— start SOURCE EXCERPT —

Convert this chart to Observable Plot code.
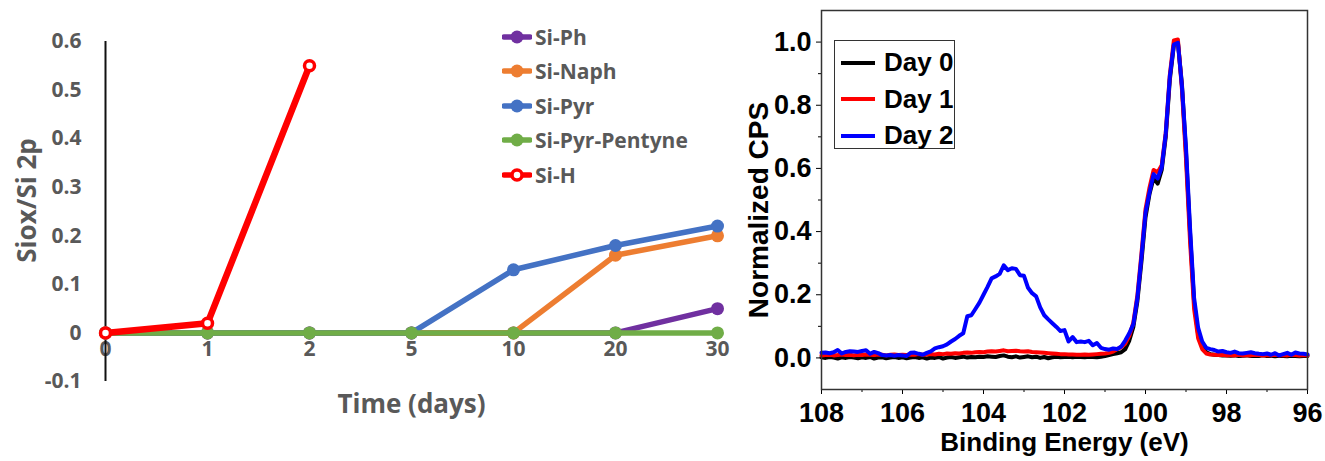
<!DOCTYPE html>
<html>
<head>
<meta charset="utf-8">
<script src="https://cdn.jsdelivr.net/npm/d3@7"></script>
<script src="https://cdn.jsdelivr.net/npm/@observablehq/plot@0.6"></script>
<style>
  body { margin: 0; background: #fff; }
  #wrap { position: relative; width: 1325px; height: 461px; overflow: hidden; background: #fff; }
  #left { position: absolute; left: 0; top: 0; }
  #right { position: absolute; left: 740px; top: 0; }
  .leg-row { position: absolute; display: flex; align-items: center; height: 34px; white-space: nowrap; }
  .leg-left { font-family: "Open Sans", sans-serif; font-weight: 700; font-size: 21px; color: #595959; }
  .leg-left svg { margin-right: 3px; }
  #specLegend { position: absolute; left: 834px; top: 40px; width: 119px; height: 107px;
                border: 1.5px solid #333; background: #fff; }
  .leg-right { font-family: "Liberation Sans", Arial, sans-serif; font-weight: 700; font-size: 26px; color: #000; }
</style>
</head>
<body>
<div id="wrap">
  <div id="left"></div>
  <div id="right"></div>
  <div id="oxLegend"></div>
  <div id="specLegend"></div>
</div>
<script>
// ---------- Oxide growth vs. time (left panel) ----------
const days = ["0", "1", "2", "5", "10", "20", "30"];
const seriesNames = ["Si-Ph", "Si-Naph", "Si-Pyr", "Si-Pyr-Pentyne", "Si-H"];
const seriesColors = ["#7030A0", "#ED7D31", "#4472C4", "#70AD47", "#FF0000"];
const siPh = [0, 0, 0, 0, 0, 0, 0.05];
const siNaph = [0, 0, 0, 0, 0, 0.16, 0.20];
const siPyr = [0, 0, 0, 0, 0.13, 0.18, 0.22];
const siPyrPentyne = [0, 0, 0, 0, 0, 0, 0];
const siH = [0, 0.02, 0.55, null, null, null, null];
const ratioTicks = [-0.1, 0, 0.1, 0.2, 0.3, 0.4, 0.5, 0.6];

// ---------- Si 2p spectra (right panel) ----------
const energy = [
  108.0, 107.9, 107.8, 107.7, 107.6, 107.5, 107.4, 107.3, 107.2, 107.1,
  107.0, 106.9, 106.8, 106.7, 106.6, 106.5, 106.4, 106.3, 106.2, 106.1,
  106.0, 105.9, 105.8, 105.7, 105.6, 105.5, 105.4, 105.3, 105.2, 105.1,
  105.0, 104.9, 104.8, 104.7, 104.6, 104.5, 104.4, 104.3, 104.2, 104.1,
  104.0, 103.9, 103.8, 103.7, 103.6, 103.5, 103.4, 103.3, 103.2, 103.1,
  103.0, 102.9, 102.8, 102.7, 102.6, 102.5, 102.4, 102.3, 102.2, 102.1,
  102.0, 101.9, 101.8, 101.7, 101.6, 101.5, 101.4, 101.3, 101.2, 101.1,
  101.0, 100.9, 100.8, 100.7, 100.6, 100.5, 100.4, 100.3, 100.2, 100.1,
  100.0, 99.9, 99.8, 99.7, 99.6, 99.5, 99.4, 99.3, 99.2, 99.1,
  99.0, 98.9, 98.8, 98.7, 98.6, 98.5, 98.4, 98.3, 98.2, 98.1,
  98.0, 97.9, 97.8, 97.7, 97.6, 97.5, 97.4, 97.3, 97.2, 97.1,
  97.0, 96.9, 96.8, 96.7, 96.6, 96.5, 96.4, 96.3, 96.2, 96.1,
  96.0
];
const day0 = [
  0.002, 0.000, 0.003, 0.001, -0.002, 0.002, 0.000, 0.003, 0.001, -0.001,
  0.002, 0.000, 0.003, -0.002, 0.001, 0.002, -0.001, 0.001, 0.003, 0.000,
  0.002, -0.001, 0.001, 0.003, 0.000, 0.002, -0.002, 0.001, 0.000, 0.003,
  -0.002, 0.001, 0.003, 0.000, 0.002, 0.004, 0.001, 0.003, 0.002, 0.004,
  0.003, 0.005, 0.004, 0.003, 0.006, 0.008, 0.004, 0.002, 0.005, 0.001,
  0.003, 0.005, 0.002, 0.004, 0.000, 0.003, -0.001, 0.002, 0.004, 0.002,
  0.003, 0.004, 0.002, 0.004, 0.003, 0.002, 0.004, 0.003, 0.002, 0.004,
  0.006, 0.009, 0.012, 0.015, 0.018, 0.028, 0.055, 0.098, 0.180, 0.305,
  0.445, 0.520, 0.570, 0.552, 0.595, 0.700, 0.880, 0.990, 1.000, 0.865,
  0.650, 0.395, 0.175, 0.075, 0.035, 0.018, 0.012, 0.010, 0.009, 0.008,
  0.008, 0.007, 0.008, 0.006, 0.007, 0.008, 0.006, 0.007, 0.006, 0.008,
  0.006, 0.007, 0.005, 0.007, 0.006, 0.005, 0.007, 0.006, 0.005, 0.006,
  0.006
];
const day1 = [
  0.008, 0.009, 0.010, 0.008, 0.009, 0.011, 0.009, 0.010, 0.008, 0.010,
  0.009, 0.011, 0.010, 0.009, 0.011, 0.010, 0.008, 0.010, 0.011, 0.009,
  0.010, 0.009, 0.011, 0.010, 0.012, 0.010, 0.011, 0.012, 0.011, 0.013,
  0.012, 0.014, 0.013, 0.015, 0.014, 0.016, 0.017, 0.016, 0.018, 0.019,
  0.018, 0.020, 0.021, 0.020, 0.022, 0.024, 0.021, 0.022, 0.023, 0.021,
  0.020, 0.021, 0.019, 0.018, 0.017, 0.016, 0.015, 0.014, 0.013, 0.012,
  0.012, 0.011, 0.011, 0.010, 0.010, 0.011, 0.010, 0.011, 0.012, 0.013,
  0.014, 0.016, 0.020, 0.028, 0.034, 0.045, 0.070, 0.112, 0.198, 0.330,
  0.470, 0.540, 0.595, 0.588, 0.610, 0.712, 0.895, 1.005, 1.008, 0.850,
  0.630, 0.370, 0.155, 0.062, 0.028, 0.014, 0.011, 0.010, 0.009, 0.010,
  0.008, 0.009, 0.008, 0.010, 0.008, 0.009, 0.008, 0.010, 0.009, 0.008,
  0.009, 0.008, 0.010, 0.008, 0.009, 0.008, 0.010, 0.009, 0.008, 0.009,
  0.008
];
const day2 = [
  0.016, 0.017, 0.015, 0.018, 0.025, 0.014, 0.019, 0.021, 0.020, 0.019,
  0.022, 0.024, 0.013, 0.019, 0.015, 0.009, 0.008, 0.009, 0.007, 0.009,
  0.008, 0.006, 0.016, 0.017, 0.013, 0.010, 0.016, 0.021, 0.030, 0.034,
  0.037, 0.043, 0.052, 0.060, 0.070, 0.078, 0.132, 0.135, 0.155, 0.175,
  0.200, 0.225, 0.252, 0.258, 0.266, 0.293, 0.278, 0.284, 0.282, 0.262,
  0.260, 0.222, 0.205, 0.195, 0.160, 0.135, 0.122, 0.110, 0.098, 0.085,
  0.088, 0.052, 0.066, 0.050, 0.052, 0.050, 0.054, 0.040, 0.047, 0.032,
  0.028, 0.026, 0.030, 0.028, 0.036, 0.055, 0.078, 0.107, 0.190, 0.320,
  0.460, 0.525, 0.582, 0.568, 0.603, 0.710, 0.890, 0.992, 0.998, 0.860,
  0.665, 0.410, 0.190, 0.095, 0.052, 0.032, 0.028, 0.025, 0.020, 0.022,
  0.018, 0.016, 0.020, 0.015, 0.014, 0.016, 0.018, 0.015, 0.013, 0.012,
  0.014, 0.010, 0.015, 0.008, 0.012, 0.016, 0.010, 0.017, 0.014, 0.013,
  0.011
];
const spectraNames = ["Day 0", "Day 1", "Day 2"];
const spectraColors = ["#000000", "#FF0000", "#0000FF"];
const energyMajor = [108, 106, 104, 102, 100, 98, 96];
const energyMinor = [107, 105, 103, 101, 99, 97];
const cpsMajor = [0, 0.2, 0.4, 0.6, 0.8, 1.0];
const cpsMinor = [0.1, 0.3, 0.5, 0.7, 0.9];

// ----- left panel -----
const seriesValues = [siPh, siNaph, siPyr, siPyrPentyne, siH];
const seriesMarks = seriesValues.flatMap((vals, i) => {
  const rows = days.map((d, j) => ({day: d, v: vals[j]}));
  const color = seriesColors[i];
  const hollow = seriesNames[i] === "Si-H";
  return [
    Plot.line(rows, {x: "day", y: "v", stroke: color, strokeWidth: hollow ? 6.5 : 5.5}),
    hollow
      ? Plot.dot(rows, {x: "day", y: "v", r: 5, fill: "#fff", stroke: color, strokeWidth: 3.5})
      : Plot.dot(rows, {x: "day", y: "v", r: 6.5, fill: color})
  ];
});

const leftPlot = Plot.plot({
  width: 740,
  height: 461,
  marginLeft: 105,
  marginRight: 23,
  marginTop: 41,
  marginBottom: 80,
  style: {fontFamily: "'Open Sans', sans-serif", fontWeight: 700, color: "#595959", background: "transparent", overflow: "visible"},
  x: {type: "point", domain: days, padding: 0, axis: null},
  y: {domain: [-0.1, 0.6]},
  marks: [
    Plot.axisY(ratioTicks, {tickSize: 0, tickPadding: 24, fontSize: 21, label: null,
      tickFormat: d => d === 0 ? "0" : d.toFixed(1)}),
    Plot.text(days, {x: d => d, y: () => 0, dy: 16, fontSize: 21, fill: "#595959"}),
    Plot.ruleX([days[0]], {y1: -0.1, y2: 0.6, stroke: "#111", strokeWidth: 2}),
    ...seriesMarks,
    Plot.text(["Time (days)"], {frameAnchor: "bottom", textAnchor: "middle", lineAnchor: "middle", dy: 23, fontSize: 26, fill: "#595959"}),
    Plot.text(["Siox/Si 2p"], {frameAnchor: "left", textAnchor: "middle", lineAnchor: "middle", rotate: -90, dx: -78, dy: -11, fontSize: 26, fill: "#595959"})
  ]
});
document.getElementById("left").append(leftPlot);

// legend with line + marker swatches
const oxLegend = document.getElementById("oxLegend");
seriesNames.forEach((name, i) => {
  const row = document.createElement("div");
  row.className = "leg-row leg-left";
  row.style.left = "502px";
  row.style.top = (20 + i * 34.4) + "px";
  const color = seriesColors[i];
  const marker = name === "Si-H"
    ? `<circle cx="15" cy="8" r="5" fill="#fff" stroke="${color}" stroke-width="3.5"/>`
    : `<circle cx="15" cy="8" r="6.5" fill="${color}"/>`;
  row.innerHTML = `<svg width="30" height="16"><line x1="2" x2="28" y1="8" y2="8" stroke="${color}" stroke-width="5.5" stroke-linecap="round"/>${marker}</svg><span>${name}</span>`;
  oxLegend.append(row);
});

// ----- right panel -----
const spectra = [day0, day1, day2].map(vals => energy.map((e, i) => ({e, v: vals[i]})));

const rightPlot = Plot.plot({
  width: 585,
  height: 461,
  marginLeft: 81,
  marginRight: 18,
  marginTop: 10,
  marginBottom: 72,
  style: {fontFamily: "'Liberation Sans', Arial, sans-serif", fontWeight: 700, color: "#000", background: "transparent", overflow: "visible"},
  x: {domain: [108, 96]},
  y: {domain: [-0.1, 1.1]},
  marks: [
    Plot.axisX(energyMajor, {tickSize: 5, tickPadding: 8, fontSize: 27, label: null, tickFormat: d => String(d)}),
    Plot.axisX(energyMinor, {tickSize: 3, label: null, tickFormat: () => ""}),
    Plot.axisY(cpsMajor, {tickSize: 5, tickPadding: 5, fontSize: 27, label: null, tickFormat: d => d.toFixed(1)}),
    Plot.axisY(cpsMinor, {tickSize: 3, label: null, tickFormat: () => ""}),
    ...spectra.map((rows, i) => Plot.line(rows, {x: "e", y: "v", stroke: spectraColors[i], strokeWidth: 4})),
    Plot.frame({stroke: "#333", strokeWidth: 1.5}),
    Plot.text(["Binding Energy (eV)"], {frameAnchor: "bottom", textAnchor: "middle", lineAnchor: "middle", dy: 53, fontSize: 26}),
    Plot.text(["Normalized CPS"], {frameAnchor: "left", textAnchor: "middle", lineAnchor: "middle", rotate: -90, dx: -62, dy: 10, fontSize: 28})
  ]
});
document.getElementById("right").append(rightPlot);

const specLegend = document.getElementById("specLegend");
spectraNames.forEach((name, i) => {
  const row = document.createElement("div");
  row.className = "leg-row leg-right";
  row.style.left = "5px";
  row.style.top = (4.5 + i * 36.7) + "px";
  row.innerHTML = `<svg width="36" height="8" style="margin-right:8px"><line x1="1" x2="35" y1="4" y2="4" stroke="${spectraColors[i]}" stroke-width="4"/></svg><span>${name}</span>`;
  specLegend.append(row);
});
</script>
</body>
</html>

— end SOURCE EXCERPT —

▸ AIM OF THE TASK:
Leave the pictures out and reproduce exactly the lines from the top of the listing above through the line with "const ratioTicks = [-0.1, 0, 0.1, 0.2, 0.3, 0.4, 0.5, 0.6];".

▸ TASK SOLUTION:
Convert this chart to Observable Plot code.
<!DOCTYPE html>
<html>
<head>
<meta charset="utf-8">
<script src="https://cdn.jsdelivr.net/npm/d3@7"></script>
<script src="https://cdn.jsdelivr.net/npm/@observablehq/plot@0.6"></script>
<style>
  body { margin: 0; background: #fff; }
  #wrap { position: relative; width: 1325px; height: 461px; overflow: hidden; background: #fff; }
  #left { position: absolute; left: 0; top: 0; }
  #right { position: absolute; left: 740px; top: 0; }
  .leg-row { position: absolute; display: flex; align-items: center; height: 34px; white-space: nowrap; }
  .leg-left { font-family: "Open Sans", sans-serif; font-weight: 700; font-size: 21px; color: #595959; }
  .leg-left svg { margin-right: 3px; }
  #specLegend { position: absolute; left: 834px; top: 40px; width: 119px; height: 107px;
                border: 1.5px solid #333; background: #fff; }
  .leg-right { font-family: "Liberation Sans", Arial, sans-serif; font-weight: 700; font-size: 26px; color: #000; }
</style>
</head>
<body>
<div id="wrap">
  <div id="left"></div>
  <div id="right"></div>
  <div id="oxLegend"></div>
  <div id="specLegend"></div>
</div>
<script>
// ---------- Oxide growth vs. time (left panel) ----------
const days = ["0", "1", "2", "5", "10", "20", "30"];
const seriesNames = ["Si-Ph", "Si-Naph", "Si-Pyr", "Si-Pyr-Pentyne", "Si-H"];
const seriesColors = ["#7030A0", "#ED7D31", "#4472C4", "#70AD47", "#FF0000"];
const siPh = [0, 0, 0, 0, 0, 0, 0.05];
const siNaph = [0, 0, 0, 0, 0, 0.16, 0.20];
const siPyr = [0, 0, 0, 0, 0.13, 0.18, 0.22];
const siPyrPentyne = [0, 0, 0, 0, 0, 0, 0];
const siH = [0, 0.02, 0.55, null, null, null, null];
const ratioTicks = [-0.1, 0, 0.1, 0.2, 0.3, 0.4, 0.5, 0.6];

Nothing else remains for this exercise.